As a lawyer who used to bring civil-rights cases for a living, I am writing in opposition to the Board of Education’s proposed rule on race in school discipline, COMAR 13A.08.01.21, Reducing and Eliminating Disproportionate/Discrepant Impact. It is contained in the July 2012 Report of the Maryland Board of Education: School Discipline and Academic Success: Related Parts of Maryland’s Education Reform. . .COMAR 13A.08.01.21 violates the Equal Protection Clause of the Constitution by pressuring schools to discipline students based on their race, rather than their individual conduct and the content of their character. That is at odds with court rulings like the federal appeals court ruling in People Who Care v. Rockford Board of Education, 111 F.3d 528, 534 (7th Cir. 1997), which forbid both racial-balancing, and quotas, in school discipline.

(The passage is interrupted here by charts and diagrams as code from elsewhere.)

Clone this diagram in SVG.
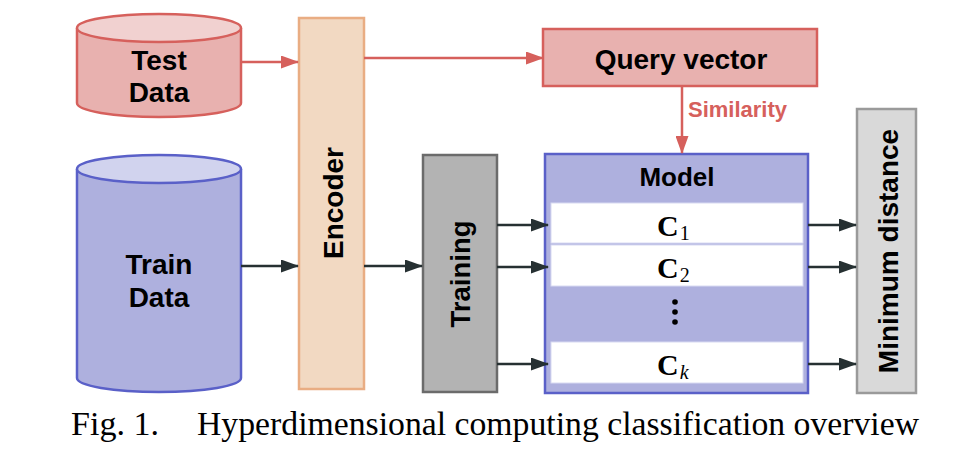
<svg xmlns="http://www.w3.org/2000/svg" width="980" height="460" viewBox="0 0 980 460">
<defs>
<marker id="ah" viewBox="0 0 18 13" refX="17" refY="6.5" markerWidth="18" markerHeight="13" markerUnits="userSpaceOnUse" orient="auto"><path d="M0,0 L18,6.5 L0,13 z" fill="#263032"/></marker>
<marker id="ahr" viewBox="0 0 18 13" refX="17" refY="6.5" markerWidth="18" markerHeight="13" markerUnits="userSpaceOnUse" orient="auto"><path d="M0,0 L18,6.5 L0,13 z" fill="#d6605c"/></marker>
<style>
.lbl{font-family:"Liberation Sans",Arial,sans-serif;font-weight:bold;fill:#000;text-anchor:middle}
.math{font-family:"Liberation Serif","Times New Roman",serif;font-weight:bold;fill:#000}
.blk{stroke:#263032;stroke-width:2.5;fill:none;marker-end:url(#ah)}
.red{stroke:#d6605c;stroke-width:2.5;fill:none;marker-end:url(#ahr)}
.row{fill:#fff;stroke:#d8daf2;stroke-width:1}
</style>
</defs>
<rect width="980" height="460" fill="#fff"/>
<g id="test-data">
<path d="M77,28 L77,103 A82,14 0 0 0 241,103 L241,28" fill="#e8b1af" stroke="#d6605c" stroke-width="2.5"/>
<ellipse cx="159" cy="28" rx="82" ry="14" fill="#f1d1d0" stroke="#d6605c" stroke-width="2.5"/>
<text class="lbl" x="159" y="70" font-size="28">Test</text>
<text class="lbl" x="159" y="102" font-size="28">Data</text>
</g>
<g id="train-data">
<path d="M77,169 L77,378 A82,14 0 0 0 241,378 L241,169" fill="#aeb0de" stroke="#5a60c8" stroke-width="2.5"/>
<ellipse cx="159" cy="169" rx="82" ry="14" fill="#d1d3ee" stroke="#5a60c8" stroke-width="2.5"/>
<text class="lbl" x="159" y="274" font-size="28">Train</text>
<text class="lbl" x="159" y="307" font-size="28">Data</text>
</g>
<g id="encoder">
<rect x="299" y="18" width="65" height="371" fill="#f2d9c2" stroke="#e9ad83" stroke-width="2.5"/>
<text class="lbl" font-size="28" transform="translate(343,203) rotate(-90)">Encoder</text>
</g>
<g id="query-vector">
<rect x="543" y="29" width="274" height="57" fill="#e8b1af" stroke="#d6605c" stroke-width="2.5"/>
<text class="lbl" x="681" y="69" font-size="28">Query vector</text>
</g>
<g id="training">
<rect x="423" y="155" width="74" height="237" fill="#b3b3b3" stroke="#6b6b6b" stroke-width="2.5"/>
<text class="lbl" font-size="27.5" transform="translate(470,274) rotate(-90)">Training</text>
</g>
<g id="model">
<rect x="545" y="154" width="263" height="239" fill="#aeb0de" stroke="#5a60c8" stroke-width="2.5"/>
<text class="lbl" x="677" y="186" font-size="26">Model</text>
<rect class="row" x="551" y="203" width="252" height="40"/>
<rect class="row" x="551" y="245" width="252" height="41"/>
<rect class="row" x="551" y="342" width="252" height="41"/>
<text class="math" x="657" y="236" font-size="30">C<tspan font-size="20" font-weight="normal" dx="1" dy="4">1</tspan></text>
<text class="math" x="657" y="278" font-size="30">C<tspan font-size="20" font-weight="normal" dx="1" dy="4">2</tspan></text>
<text class="math" x="657" y="375" font-size="30">C<tspan font-size="20" font-weight="normal" font-style="italic" dx="1" dy="4">k</tspan></text>
<circle cx="675" cy="302" r="2.8" fill="#000"/>
<circle cx="675" cy="312" r="2.8" fill="#000"/>
<circle cx="675" cy="322" r="2.8" fill="#000"/>
</g>
<g id="min-distance">
<rect x="857" y="109" width="59" height="284" fill="#d9d9d9" stroke="#9a9a9a" stroke-width="2.5"/>
<text class="lbl" font-size="28" transform="translate(898,251) rotate(-90)">Minimum distance</text>
</g>
<g id="connectors">
<line class="red" x1="241" y1="62" x2="298" y2="62"/>
<line class="red" x1="364" y1="58" x2="543" y2="58"/>
<line class="red" x1="682" y1="86" x2="682" y2="153"/>
<text x="688" y="117" font-family="Liberation Sans,Arial,sans-serif" font-weight="bold" font-size="22" fill="#d6605c">Similarity</text>
<line class="blk" x1="241" y1="266" x2="298" y2="266"/>
<line class="blk" x1="364" y1="266" x2="422" y2="266"/>
<line class="blk" x1="497" y1="225" x2="548" y2="225"/>
<line class="blk" x1="497" y1="267" x2="548" y2="267"/>
<line class="blk" x1="497" y1="364" x2="548" y2="364"/>
<line class="blk" x1="808" y1="225" x2="856" y2="225"/>
<line class="blk" x1="808" y1="267" x2="856" y2="267"/>
<line class="blk" x1="808" y1="364" x2="856" y2="364"/>
</g>
<text x="71" y="435" font-family="Liberation Serif,Times New Roman,serif" font-size="33" fill="#000" textLength="88" lengthAdjust="spacingAndGlyphs">Fig. 1.</text>
<text x="197" y="435" font-family="Liberation Serif,Times New Roman,serif" font-size="33" fill="#000" textLength="722" lengthAdjust="spacingAndGlyphs">Hyperdimensional computing classification overview</text>
</svg>
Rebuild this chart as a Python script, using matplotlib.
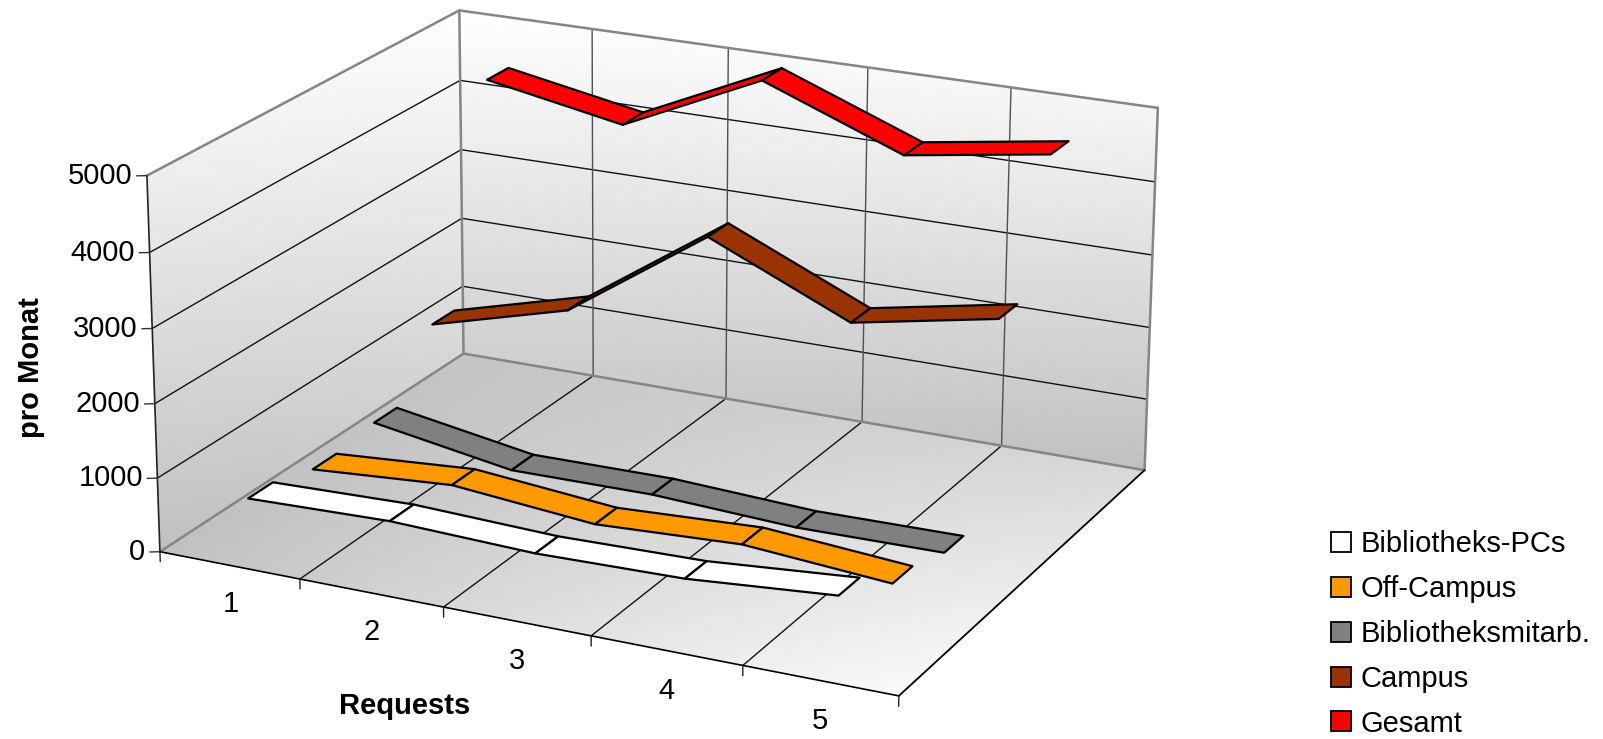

Crimes and infractions are not evenly distributed among racial groups, as the Supreme Court noted in United States v. Armstrong, 517 U.S. 456 (1996). As that 8-to-1 Supreme Court ruling emphasized, there is no legal “presumption that people of all races commit all types of crimes” at the same rate, since such a presumption is “contradicted by” real world data. For example, “more than 90% of” convicted cocaine traffickers “were black” in 1994, while “93.4% of convicted LSD dealers were white.” Crime rates are higher in some ethnic groups than others.
But the Board of Education seems to have forgotten that reality in proposing a rule that would require school systems to discipline and suspend students in numbers roughly in proportion to their racial percentage of the student body, and require school systems that currently don’t do so to implement plans to eliminate any racially “disproportionate impact” over a three-year period. Thus, it is imposing quotas in all but name.